Redes sociais e comentários online tem servido tranquilamente para fortalecer esse fator dentro de sociedades ditas "inclusivas". Como notado por Elizabeth Bird (Seeking the Audience for News — Response, News Talk as Cultural Phenomenon., 2011), raros são os "debates" online em que um participante aborda diretamente o argumento do outro, rapidamente degenerando em repetições do mesmo argumento e ofensas disparadas contra o outro. Da mesma maneira, a possibilidade fácil de excluir do seu convívio online aqueles com quem discorda pode facilmente reduzir a rede "social" à uma câmara de eco onde só é permitida concordância.

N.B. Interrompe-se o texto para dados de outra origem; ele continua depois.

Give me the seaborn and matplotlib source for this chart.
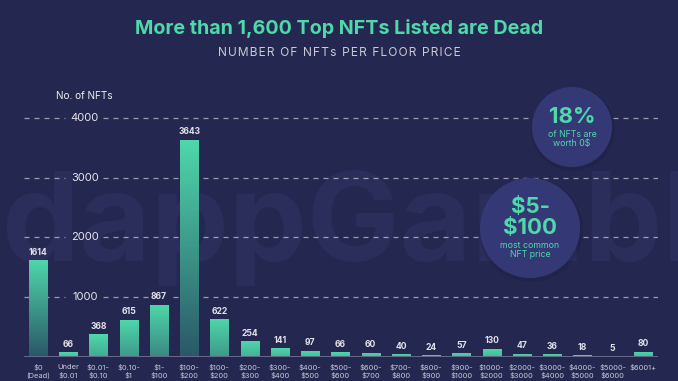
import numpy as np
import matplotlib
matplotlib.use("Agg")
import matplotlib.pyplot as plt
import seaborn as sns
import pandas as pd
from matplotlib.patches import Circle
from matplotlib.colors import to_rgb

categories = ["$0\n(Dead)", "Under\n$0.01", "$0.01-\n$0.10", "$0.10-\n$1", "$1-\n$100",
              "$100-\n$200", "$100-\n$200", "$200-\n$300", "$300-\n$400", "$400-\n$500",
              "$500-\n$600", "$600-\n$700", "$700-\n$800", "$800-\n$900", "$900-\n$1000",
              "$1000-\n$2000", "$2000-\n$3000", "$3000-\n$4000", "$4000-\n$5000",
              "$5000-\n$6000", "$6001+"]
counts = [1614, 66, 368, 615, 867, 3643, 622, 254, 141, 97, 66, 60, 40, 24, 57,
          130, 47, 36, 18, 5, 80]
y_ticks = [1000, 2000, 3000, 4000]

BG = "#24274f"
TEAL = "#4fd8aa"
DARK = "#2b5868"
CIRC = "#343976"

sns.set_theme(style="white")
plt.rcParams['font.family'] = ['Inter', 'DejaVu Sans']

W, H = 678, 381
fig = plt.figure(figsize=(W / 100, H / 100), dpi=100, facecolor=BG)

# background / watermark layer
bgax = fig.add_axes([0, 0, 1, 1], zorder=0)
bgax.set_xlim(0, W); bgax.set_ylim(H, 0); bgax.axis('off')
bgax.text(1, 261, "dappGambl", fontsize=89, fontweight='bold', color="#2b2e5b",
          ha='left', va='baseline')

# main chart
ax = fig.add_axes([24 / W, 1 - 357 / H, 634 / W, (357 - 101) / H], zorder=1)
ax.patch.set_alpha(0)
df = pd.DataFrame({"pos": list(range(len(counts))), "count": counts})
sns.barplot(data=df, x="pos", y="count", ax=ax, color=TEAL, width=0.6,
            saturation=1, errorbar=None)

t_rgb = np.array(to_rgb(TEAL)); d_rgb = np.array(to_rgb(DARK))
for p in ax.patches:
    x0, w, h = p.get_x(), p.get_width(), p.get_height()
    if h <= 0:
        continue
    f = min(1.0, h / 1600) * 0.85 + 0.15
    bottom = t_rgb * (1 - f) + d_rgb * f
    n = 128
    fr = np.linspace(0, 1, n)[:, None]
    img = (bottom[None, :] * (1 - fr) + t_rgb[None, :] * fr)[:, None, :]
    im = ax.imshow(img, extent=[x0, x0 + w, 0, h], origin='lower', aspect='auto',
                   zorder=2, interpolation='bilinear')
    im.set_clip_path(p)
    p.set_facecolor('none'); p.set_edgecolor('none')

ax.set_xlim(-0.463, 20.5)
ax.set_ylim(-10, 4290)

# dashed gridlines with gap for labels
for t in y_ticks:
    ax.hlines(t, -0.463, 0.89, colors='white', alpha=0.55, lw=0.9,
              linestyles=(0, (4, 4)), zorder=0.5)
    ax.hlines(t, 2.15, 20.5, colors='white', alpha=0.55, lw=0.9,
              linestyles=(0, (4, 4)), zorder=0.5)
    ax.text(1.55, t, str(t), ha='center', va='center', color='#e6e6ee', fontsize=8)

for i, v in enumerate(counts):
    near = any(abs(v + 150 - t) < 160 for t in y_ticks)
    ax.annotate(str(v), (i, v), xytext=(0, 2.5), textcoords='offset points',
                ha='center', va='bottom', fontsize=6.2, fontweight='bold',
                color='#e2e2ea', zorder=4,
                bbox=dict(facecolor=BG, edgecolor='none', pad=1.5) if near else None)

ax.axhline(-10, color="#6d7090", lw=2, zorder=1)
for s in ax.spines.values():
    s.set_visible(False)
ax.set_yticks([])
ax.set_xticks(range(len(categories)))
ax.set_xticklabels(categories, fontsize=5.4, color='#c8c9d8', linespacing=1.35)
ax.tick_params(axis='x', length=0, pad=5)
ax.set_xlabel(""); ax.set_ylabel("")

# overlay: titles and circles
ov = fig.add_axes([0, 0, 1, 1], zorder=3)
ov.set_xlim(0, W); ov.set_ylim(H, 0); ov.axis('off')
ov.patch.set_alpha(0)
ov.text(339, 28, "More than 1,600 Top NFTs Listed are Dead", ha='center', va='center',
        fontsize=14.2, fontweight='bold', color=TEAL)
sub = "NUMBER OF NFTs PER FLOOR PRICE"
ov.text(339, 53, "\u200a".join(sub), ha='center', va='center', fontsize=8.6,
        color='#c9cad8')
ov.text(84, 96, "No. of NFTs", ha='center', va='center', fontsize=7.2, color='#eeeef4')

for (cx, cy, r) in [(572, 127, 40), (530, 228, 50)]:
    ov.add_patch(Circle((cx + 1, cy + 2), r + 2, color='#1a1c3c', alpha=0.25, lw=0))
    ov.add_patch(Circle((cx, cy), r, color=CIRC, lw=0))

ov.text(572, 117, "18%", ha='center', va='center', fontsize=16, fontweight='bold', color=TEAL)
ov.text(572, 139, "of NFTs are\nworth 0$", ha='center', va='center', fontsize=6.3,
        color=TEAL, linespacing=1.0)
ov.text(530, 207, "$5-", ha='center', va='center', fontsize=16, fontweight='bold', color=TEAL)
ov.text(530, 228, "$100", ha='center', va='center', fontsize=16, fontweight='bold', color=TEAL)
ov.text(530, 250, "most common\nNFT price", ha='center', va='center', fontsize=6.3,
        color=TEAL, linespacing=1.0)

fig.savefig("out.png", dpi=100, facecolor=BG)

Como notado por Lothar et al (Fragile States, 2012), o fracasso em estabelecer um identidade "acima" da identidade tribal é um fator essencial na radicalização e a escalação de violência em estados fragilizados. Em situações onde o "nacional" (quando mais ainda o global) não tem ressonância com o indivíduo, a tendência é o recuo em identidades locais e tribais, facilmente manipuladas para verem outros como "ameaça", levando a conflitos étnicos, como vistos no Afeganistão, na África Subsaariana e no Kosovo em 96, por exemplo. Da mesma maneira, estados autoritários (que não são necessariamente fortes) estimulam a adoção de uma identidade "nacional" acima de outras identidades, como forma de controle político ideológico da população.

Somadas essas questões podem facilmente levar ao fortalecimento de ideias radicais, do ódio contra a oposição, e da sensação de uso legitimado de violência verbal ou até mesmo física - como visto por exemplo em grupos homofóbicos, terroristas islâmicos, grupos racialistas como a KKK e a United Nuwaubian Nation of Moors, o ecoterrismo da ALF, ou a transfobia de algumas radfems. 

Há de se levar em conta que quando parte de um movimento que goza de legitimidade, as ações dessas parcelas não invalidam o movimento. Mas hão de serem criticadas e desconstruídas, e não protegidas por serem "a voz do excluído". A transfiguração de movimentos em grupos radicais, e as manifestações desses grupos serão abordadas na parte 2.